Ia dulunya bukan Katolik. Saya mengajak dia pertemuan di mal. Kebetulan dia mau. Lebih dari sekedar basa-basi, saya terus terang mengatakan saya Katolik dan ingin mencari pasangan untuk berkeluarga. Bukan pacar dan tidak untuk main-main. Saya katakan, saya ingin seorang wanita yang selamanya ingin bersama saya.
Ia diam saja tetapi gusar. Karena saya tembak langsung dan latar belakang agama. Wajahnya manis. Tuturnya lembut, terkesan berpendidikan.
Setelah itu, kami hanya berlanjut chatting. Ia jarang menerima tawaran ajakan berjumpa dan jalan bersama. Saya memohon kepada Tuhan dan Bunda Maria kalau ini memang pemberian Tuhan bagiku, berilah tanda.
Saya minta tanda. Dalam jangka enam bulan, dia sendiri yang mengajak untuk bertemu dan jalan bareng.

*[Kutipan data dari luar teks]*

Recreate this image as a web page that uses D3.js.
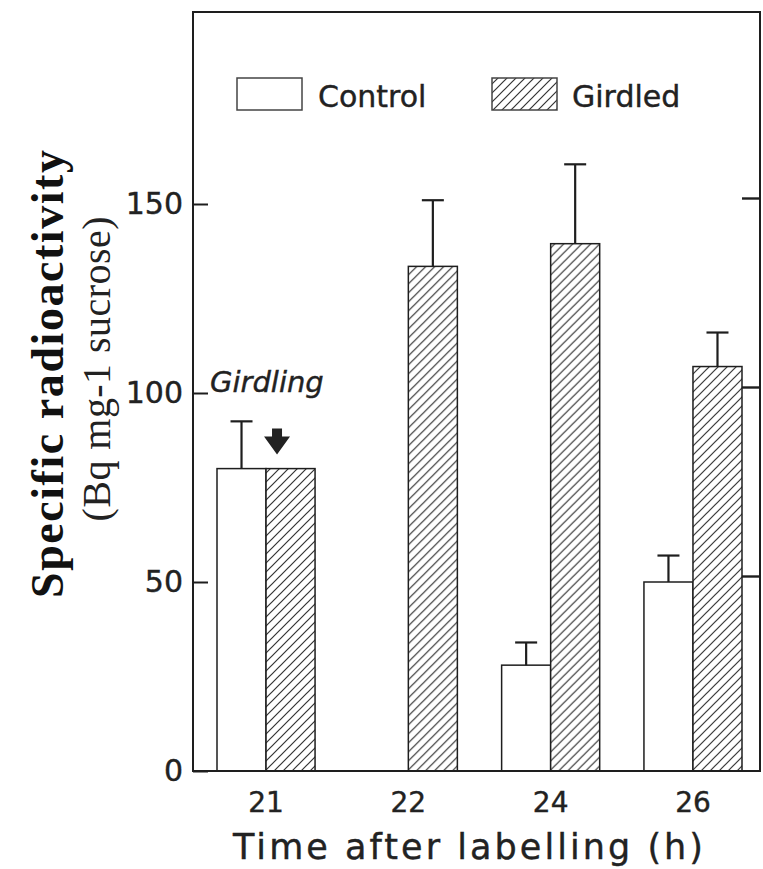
<!DOCTYPE html>
<html>
<head>
<meta charset="utf-8">
<script src="https://cdn.jsdelivr.net/npm/d3@7"></script>
<style>
  html, body { margin: 0; padding: 0; background: #fff; }
  svg { display: block; }
</style>
</head>
<body>
<svg id="chart" width="763" height="869"></svg>
<script>
// ---- data ----
const times = ['21', '22', '24', '26'];
const seriesNames = ['Control', 'Girdled'];
const controlValues = [80, null, 28, 50];
const controlErrors = [12.5, null, 6, 7];
const girdledValues = [80, 133.5, 139.5, 107];
const girdledErrors = [null, 17.5, 21, 9];
const yTicks = [0, 50, 100, 150];
const rightTicks = [50, 100, 150];

// ---- layout ----
const frame = { left: 193, right: 760, top: 12, bottom: 771 };
const ink = '#1e1e1e';

const svg = d3.select('#chart');

const defs = svg.append('defs');
const pat = defs.append('pattern')
  .attr('id', 'hatch')
  .attr('patternUnits', 'userSpaceOnUse')
  .attr('width', 9).attr('height', 9);
pat.append('rect').attr('width', 9).attr('height', 9).attr('fill', '#fff');
pat.append('path')
  .attr('d', 'M-1,1 l2,-2 M0,9 l9,-9 M8,10 l2,-2')
  .attr('stroke', '#333').attr('stroke-width', 1.2);

const y = d3.scaleLinear().domain([0, 150]).range([frame.bottom, 204]);
const x0 = d3.scaleBand().domain(times).range([217, 742]).paddingInner(0.311).paddingOuter(0);
const x1 = d3.scaleBand().domain(seriesNames).range([0, x0.bandwidth()]);

// series table
const rows = times.map((t, i) => ({
  t,
  bars: [
    { s: 'Control', v: controlValues[i], e: controlErrors[i] },
    { s: 'Girdled', v: girdledValues[i], e: girdledErrors[i] }
  ]
}));

// bars
const groups = svg.append('g').selectAll('g').data(rows).join('g')
  .attr('transform', d => `translate(${x0(d.t)},0)`);

groups.selectAll('rect').data(d => d.bars.filter(b => b.v != null)).join('rect')
  .attr('x', b => x1(b.s))
  .attr('y', b => y(b.v))
  .attr('width', x1.bandwidth())
  .attr('height', b => y(0) - y(b.v))
  .attr('fill', b => b.s === 'Control' ? '#fff' : 'url(#hatch)')
  .attr('stroke', ink).attr('stroke-width', 1.5);

// error bars
const eb = groups.selectAll('g.err').data(d => d.bars.filter(b => b.v != null && b.e != null)).join('g')
  .attr('class', 'err');
eb.append('line')
  .attr('x1', b => x1(b.s) + x1.bandwidth() / 2)
  .attr('x2', b => x1(b.s) + x1.bandwidth() / 2)
  .attr('y1', b => y(b.v))
  .attr('y2', b => y(b.v + b.e))
  .attr('stroke', ink).attr('stroke-width', 2.2);
eb.append('line')
  .attr('x1', b => x1(b.s) + x1.bandwidth() / 2 - 11)
  .attr('x2', b => x1(b.s) + x1.bandwidth() / 2 + 11)
  .attr('y1', b => y(b.v + b.e))
  .attr('y2', b => y(b.v + b.e))
  .attr('stroke', ink).attr('stroke-width', 2.2);

// frame
svg.append('rect')
  .attr('x', frame.left).attr('y', frame.top)
  .attr('width', frame.right - frame.left).attr('height', frame.bottom - frame.top)
  .attr('fill', 'none').attr('stroke', ink).attr('stroke-width', 2);

const sansText = sel => sel
  .attr('font-family', 'DejaVu Sans').attr('fill', '#222')
  .attr('stroke', '#222').attr('stroke-width', 0.4);

// left axis
const yAxis = svg.append('g')
  .attr('transform', `translate(${frame.left},0)`)
  .call(d3.axisLeft(y).tickValues(yTicks).tickSize(-15).tickPadding(10));
yAxis.select('.domain').remove();
yAxis.selectAll('line').attr('stroke', ink).attr('stroke-width', 2);
yAxis.selectAll('text').call(sansText).attr('font-size', 30);

// right axis ticks
const rAxis = svg.append('g')
  .attr('transform', `translate(${frame.right},-6)`)
  .call(d3.axisRight(y).tickValues(rightTicks).tickSize(-18).tickFormat(''));
rAxis.select('.domain').remove();
rAxis.selectAll('line').attr('stroke', ink).attr('stroke-width', 2.4);

// bottom axis
const xAxis = svg.append('g')
  .attr('transform', `translate(0,${frame.bottom})`)
  .call(d3.axisBottom(x0).tickSize(0).tickPadding(21));
xAxis.select('.domain').remove();
xAxis.selectAll('text').call(sansText).attr('font-size', 28);

// axis titles
svg.append('text')
  .attr('transform', 'translate(63,374) rotate(-90)')
  .attr('text-anchor', 'middle')
  .attr('font-family', 'Liberation Serif').attr('font-weight', 'bold')
  .attr('font-size', 46).attr('fill', '#111')
  .attr('textLength', 448).attr('lengthAdjust', 'spacing')
  .text('Specific radioactivity');
svg.append('text')
  .attr('transform', 'translate(110,369) rotate(-90)')
  .attr('text-anchor', 'middle')
  .attr('font-family', 'Liberation Serif')
  .attr('font-size', 40).attr('fill', '#222')
  .attr('textLength', 305).attr('lengthAdjust', 'spacing')
  .text('(Bq mg-1 sucrose)');
svg.append('text')
  .attr('x', 468).attr('y', 859)
  .attr('text-anchor', 'middle')
  .call(sansText)
  .attr('font-size', 35)
  .attr('textLength', 470).attr('lengthAdjust', 'spacing')
  .text('Time after labelling (h)');

// legend
const legend = svg.append('g');
const legendItems = [
  { s: seriesNames[0], bx: 237, tx: 318 },
  { s: seriesNames[1], bx: 492, tx: 572 }
];
legend.selectAll('rect').data(legendItems).join('rect')
  .attr('x', d => d.bx).attr('y', 78)
  .attr('width', 65).attr('height', 32)
  .attr('fill', d => d.s === 'Control' ? '#fff' : 'url(#hatch)')
  .attr('stroke', '#444').attr('stroke-width', 1.5);
legend.selectAll('text').data(legendItems).join('text')
  .attr('x', d => d.tx).attr('y', 107)
  .call(sansText).attr('font-size', 30)
  .text(d => d.s);

// girdling annotation
svg.append('text')
  .attr('x', 210).attr('y', y(100) - 1)
  .call(sansText).attr('font-style', 'italic')
  .attr('font-size', 29)
  .text('Girdling');
const ax = x0(times[0]) + x0.bandwidth() / 2 + 11;
const aTop = y(girdledValues[0]) - 40;
svg.append('path')
  .attr('d', `M${ax - 5},${aTop} h10 v8 h8 l-13,18 l-13,-18 h8 z`)
  .attr('fill', '#222');
</script>
</body>
</html>
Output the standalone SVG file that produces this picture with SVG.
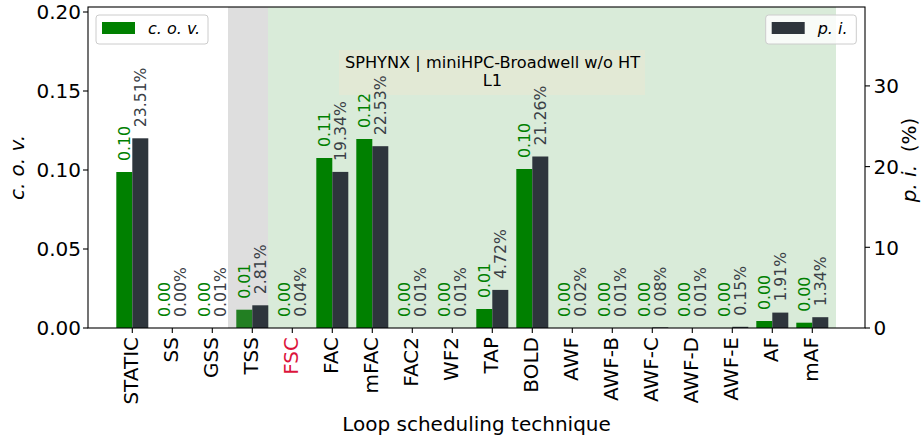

Bukan saya yang meminta. Kedua, saya minta tanda. Begitu dia minta bertemu, papa mama setuju.
Penantian terasa lama. Doa terkesan tidak dikabulkan. Saya sudah bilang pada papa mama. Mereka kaget melihat busana yang dipakai. Berbeda dengan kami, keluarga keturunan. Tapi mama berkata, kalau itu baik bagimu ya nggak apa-apa. Kamu yang menjalani. Siapa tahu bisa bergabung nantinya.
Saudara-saudariku mengusulkan yang lain. Tapi mereka memberi kebebasan.
Tiada hari tanpa doa dan harapan. Keinginan sedikit memudar. Walau chatting tak henti. Saya pasrah. Saya tidak terbiasa merayu. Merengek pun tak mampu. Mama papa pun kepo.
Sepekan setelah enam bulan hal itu terjadi.
Saya meyakinkan diri. Kendati batas waktu dari tanda yang kuminta terlewati.
Setahun kami pacaran. Syukur pada Tuhan, ia menjadi seiman. Awal kebahagiaan kami, Mo.
Tuhan berkehendak. Sabar dan yakin dalam doa. Saya telah memintanya. Dan saya berkomitmen menjaganya, begitu Mo,” ia mengakhiri kisahnya dengan happy ending.
Paulus meyakinkan, “Kamu juga termasuk yang dipanggil menjadi milik Kristus.” ay 6.